Question

Two particles start together from a point O and slide down along straight smooth wires inclined at ${30}^o$ and ${60}^o$ to the vertical plane and on the same side of vertical through O. The relative acceleration of second with respect to first will be of magnitude:

• A. $\frac{g}{2}$ in the vertical direction
• B. $\frac{\sqrt{3}g}{2}$ at ${45}^o$ with vertical
• C. $\frac{g}{\sqrt{3}}$ inclined at ${60}^o$ to the vertical
• D. $g$ in the vertical direction.

Answer 1

The correct option is A $\frac{g}{2}$ in the vertical direction

we can see only the gravitational force is acting in both cases but as the motion is along a diagonal plane only the component along plane will be having an effect on the particle and not the vertical component

so the component is $mgcos\theta$

so in case of 1st block it is $mgcos{60}^o$ and block 2 it is $mgcos{30}^o$

we know $a=\frac{F}{m}=gcos\theta$

so the a in case of block 2 is $gcos{60}^o=$ along the plane.

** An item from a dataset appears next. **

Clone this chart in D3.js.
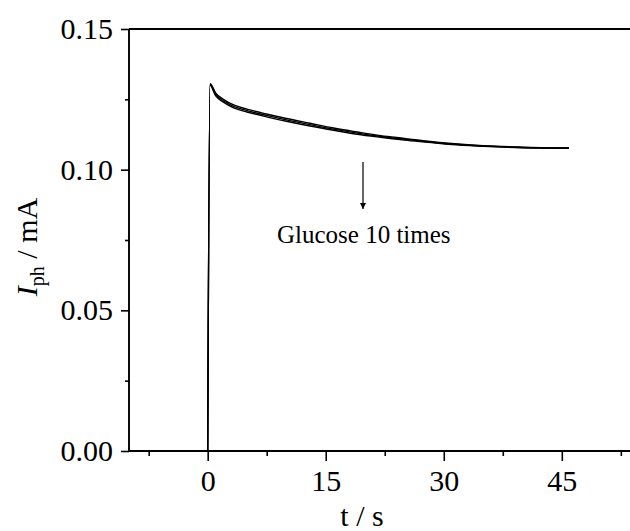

now we can calculate acceleration components along vertical and horizontal directions

so in case I verical component is $acos{60}^o=gcos{60}^o\times cos{60}^o=gco{s}^2{60}^o=\frac{g}{4}$ and horizontal component is $asin{60}^o=gsin{60}^{o}cos{60}^o=\frac{\sqrt{3}g}{4}$

similarly for block II vertical component is $gco{s}^2{30}^o=\frac{3g}{4}$ and horizontal is $gcos{30}^{o}sin{30}^o=\frac{\sqrt{3}g}{4}$

so particle in case II is going $\frac{g}{2}$ faster in vertical direction than in case I.